The Napa and Sonoma Valleys are at the heart of the Californian wine country, producing wines that are praised by connoisseurs worldwide, from a perfect climate of sunny days and cool nights. The area is a forerunner in the latest grape-growing techniques and wine making, and many individual growers, instead of selling their grapes to the larger wineries, are producing their own excellent boutique wines. The Napa Valley is the more commercial of the two, with more wineries, spas and tourist traffic, and a better selection of restaurants and hotels.

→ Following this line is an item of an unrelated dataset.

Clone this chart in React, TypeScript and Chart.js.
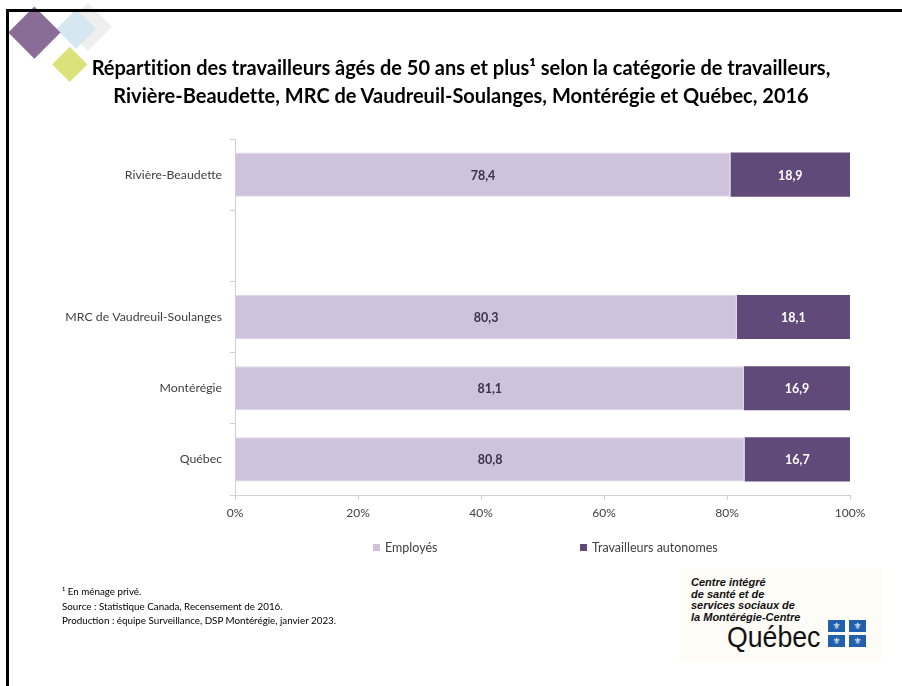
import React, { useEffect, useRef } from "react";
import { Chart, registerables } from "chart.js";

Chart.register(...registerables);

const titleLines = [
  "Répartition des travailleurs âgés de 50 ans et plus¹ selon la catégorie de travailleurs,",
  "Rivière-Beaudette, MRC de Vaudreuil-Soulanges, Montérégie et Québec, 2016",
];
const categories = ["Rivière-Beaudette", "", "MRC de Vaudreuil-Soulanges", "Montérégie", "Québec"];
const seriesNames = ["Employés", "Travailleurs autonomes"];
const employes: (number | null)[] = [78.4, null, 80.3, 81.1, 80.8];
const autonomes: (number | null)[] = [18.9, null, 18.1, 16.9, 16.7];
const xTickValues = [0, 20, 40, 60, 80, 100];
const footnotes = [
  "¹ En ménage privé.",
  "Source : Statistique Canada, Recensement de 2016.",
  "Production : équipe Surveillance, DSP Montérégie, janvier 2023.",
];
const logoLines = ["Centre intégré", "de santé et de", "services sociaux de", "la Montérégie-Centre"];

const COLORS = ["#cfc2dc", "#5f4a7a"];
const LABEL_COLORS = ["#3b3148", "#ffffff"];
const FONT = "Lato, 'Open Sans', sans-serif";

const fmt = (v: number) => v.toFixed(1).replace(".", ",");

function pctOf(a: (number | null)[], b: (number | null)[]) {
  return a.map((v, i) => {
    const w = b[i];
    if (v == null || w == null) return null;
    return (v / (v + w)) * 100;
  });
}

const rawSeries = [employes, autonomes];

const valueLabels = {
  id: "valueLabels",
  afterDatasetsDraw(chart: any) {
    const ctx = chart.ctx;
    ctx.save();
    ctx.font = `bold 12.5px ${FONT}`;
    ctx.textAlign = "center";
    ctx.textBaseline = "middle";
    chart.data.datasets.forEach((_ds: any, di: number) => {
      const meta = chart.getDatasetMeta(di);
      meta.data.forEach((el: any, i: number) => {
        const raw = rawSeries[di][i];
        if (raw == null) return;
        const p = el.getProps(["x", "y", "base"], true);
        ctx.fillStyle = LABEL_COLORS[di];
        ctx.fillText(fmt(raw), (p.x + p.base) / 2, p.y + 1);
      });
    });
    ctx.restore();
  },
};

export default function App() {
  const ref = useRef<HTMLCanvasElement>(null);

  useEffect(() => {
    if (!ref.current) return;
    const chart = new Chart(ref.current, {
      type: "bar",
      data: {
        labels: categories,
        datasets: [
          {
            label: seriesNames[0],
            data: pctOf(employes, autonomes),
            backgroundColor: COLORS[0],
            borderColor: "#ddd4e7",
            borderWidth: 1,
            barPercentage: 0.62,
            categoryPercentage: 1,
          },
          {
            label: seriesNames[1],
            data: pctOf(autonomes, employes),
            backgroundColor: COLORS[1],
            borderWidth: 0,
            barPercentage: 0.62,
            categoryPercentage: 1,
          },
        ],
      },
      options: {
        indexAxis: "y",
        animation: false,
        responsive: false,
        devicePixelRatio: 1,
        layout: { padding: { left: 20, right: 52, top: 139, bottom: 161 } },
        plugins: {
          legend: { display: false },
          tooltip: { enabled: false },
          title: { display: false },
        },
        scales: {
          x: {
            stacked: true,
            min: 0,
            max: 100,
            afterBuildTicks(scale: any) {
              scale.ticks = xTickValues.map((v) => ({ value: v }));
            },
            afterFit(scale: any) {
              scale.height = 30;
            },
            grid: {
              drawOnChartArea: false,
              tickLength: 5,
              color: "#d0d0d0",
            },
            border: { color: "#d0d0d0", width: 1 },
            ticks: {
              color: "#404040",
              font: { family: FONT, size: 12 },
              padding: 6,
              callback: (v: any) => `${v}%`,
            },
          },
          y: {
            stacked: true,
            afterFit(scale: any) {
              scale.width = 215;
            },
            grid: {
              drawOnChartArea: false,
              tickLength: 5,
              color: "#d0d0d0",
              offset: true,
            },
            border: { color: "#d0d0d0", width: 1 },
            ticks: {
              color: "#404040",
              font: { family: FONT, size: 12.3 },
              padding: 8,
            },
          },
        },
      },
      plugins: [valueLabels],
    });
    return () => chart.destroy();
  }, []);

  const diamond = (cx: number, cy: number, half: number, color: string, z: number) => (
    <div
      style={{
        position: "absolute",
        left: cx - half / Math.SQRT2,
        top: cy - half / Math.SQRT2,
        width: half * Math.SQRT2,
        height: half * Math.SQRT2,
        background: color,
        transform: "rotate(45deg)",
        zIndex: z,
      }}
    />
  );

  return (
    <div style={{ position: "absolute", left: 0, top: 0, width: 902, height: 686, background: "#fff", overflow: "hidden" }}>
      <canvas ref={ref} width={902} height={686} style={{ position: "absolute", left: 0, top: 0, width: 902, height: 686 }} />
      {diamond(88, 27, 24, "#efefef", 1)}
      {diamond(76, 29, 20, "#d5e8f1", 2)}
      {diamond(34, 32, 26, "#8a6d97", 3)}
      {diamond(70, 65, 18, "#dce27a", 4)}
      <div
        style={{
          position: "absolute",
          left: 6,
          top: 9,
          right: 0,
          bottom: 0,
          borderTop: "3px solid #000",
          borderLeft: "3px solid #000",
          zIndex: 5,
        }}
      />
      {/* title */}
      <div
        style={{
          position: "absolute",
          left: 0,
          width: 922,
          top: 54,
          textAlign: "center",
          fontFamily: FONT,
          fontWeight: "bold",
          fontSize: 20,
          lineHeight: "27.5px",
          color: "#000",
          whiteSpace: "nowrap",
          fontVariantLigatures: "none",
          zIndex: 6,
        }}
      >
        {titleLines.map((l) => (
          <div key={l}>{l}</div>
        ))}
      </div>
      {/* legend */}
      {seriesNames.map((name, i) => (
        <div
          key={name}
          style={{
            position: "absolute",
            left: i === 0 ? 373 : 580,
            top: 540,
            display: "flex",
            alignItems: "center",
            fontFamily: FONT,
            fontSize: 12.5,
            color: "#404040",
            whiteSpace: "nowrap",
            zIndex: 6,
          }}
        >
          <span style={{ display: "inline-block", width: 7, height: 7, background: COLORS[i], marginRight: 5 }} />
          {name}
        </div>
      ))}
      {/* footnotes */}
      <div style={{ position: "absolute", left: 62, top: 585, fontFamily: FONT, fontSize: 9.8, color: "#000", zIndex: 6, lineHeight: "13.5px", whiteSpace: "nowrap" }}>
        <div style={{ marginBottom: 1.5 }}>{footnotes[0]}</div>
        <div>{footnotes[1]}</div>
        <div>{footnotes[2]}</div>
      </div>
      {/* logo */}
      <div style={{ position: "absolute", left: 680, top: 568, width: 202, height: 94, background: "#fdfcf7", zIndex: 6 }}>
        <div
          style={{
            position: "absolute",
            left: 11,
            top: 9,
            fontFamily: "'Liberation Sans', Arial, sans-serif",
            fontStyle: "italic",
            fontWeight: "bold",
            fontSize: 11,
            lineHeight: "11.7px",
            color: "#111",
            whiteSpace: "nowrap",
          }}
        >
          {logoLines.map((l) => (
            <div key={l}>{l}</div>
          ))}
        </div>
        <div
          style={{
            position: "absolute",
            left: 47,
            top: 53,
            fontFamily: "'Liberation Sans', Arial, sans-serif",
            fontSize: 29,
            lineHeight: "32px",
            color: "#111",
            transform: "scaleX(0.92)",
            transformOrigin: "left center",
            whiteSpace: "nowrap",
          }}
        >
          Québec
        </div>
        {[0, 1, 2, 3].map((k) => (
          <div
            key={k}
            style={{
              position: "absolute",
              left: 148 + (k % 2) * 21,
              top: 52 + Math.floor(k / 2) * 15,
              width: 17,
              height: 12,
              background: "#2160ad",
              color: "#fff",
              fontSize: 9,
              lineHeight: "12px",
              textAlign: "center",
              fontFamily: "'DejaVu Sans', sans-serif",
            }}
          >
            ⚜
          </div>
        ))}
      </div>
    </div>
  );
}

The valley also caters for classic wine country activities such as hot air ballooning or biking through the vineyards; the world-renowned wineries also offer informative tours, which provide the ultimate wine-country experience. Sonoma Valley is less pretentious and more beautiful in a rustic way, with smaller family-run cellars and fewer visitors. Although the Napa Valley is the USA's best-known wine region, Sonoma boasts more awards than their snobbish neighbour, producing intensely complex reds. The Napa Valley is a relatively compact region with more than 200 wineries offering tours and tasting. Most of the large wineries with their orderly rows of vineyards are situated along the main thoroughfare that stretches from San Francisco Bay to Calistoga in the north. But there is more to the valley than wine tasting.
The small resort town of Calistoga is famous for its mineral springs and mud baths, as well as the Old Faithful Geyser that shoots boiling water and steam 60 feet (18m) into the air every 40 minutes. Nearby is a Petrified Forest with redwoods, seashells and marine life that were turned to stone after volcanic ash from the eruption of Mount St Helena covered the area.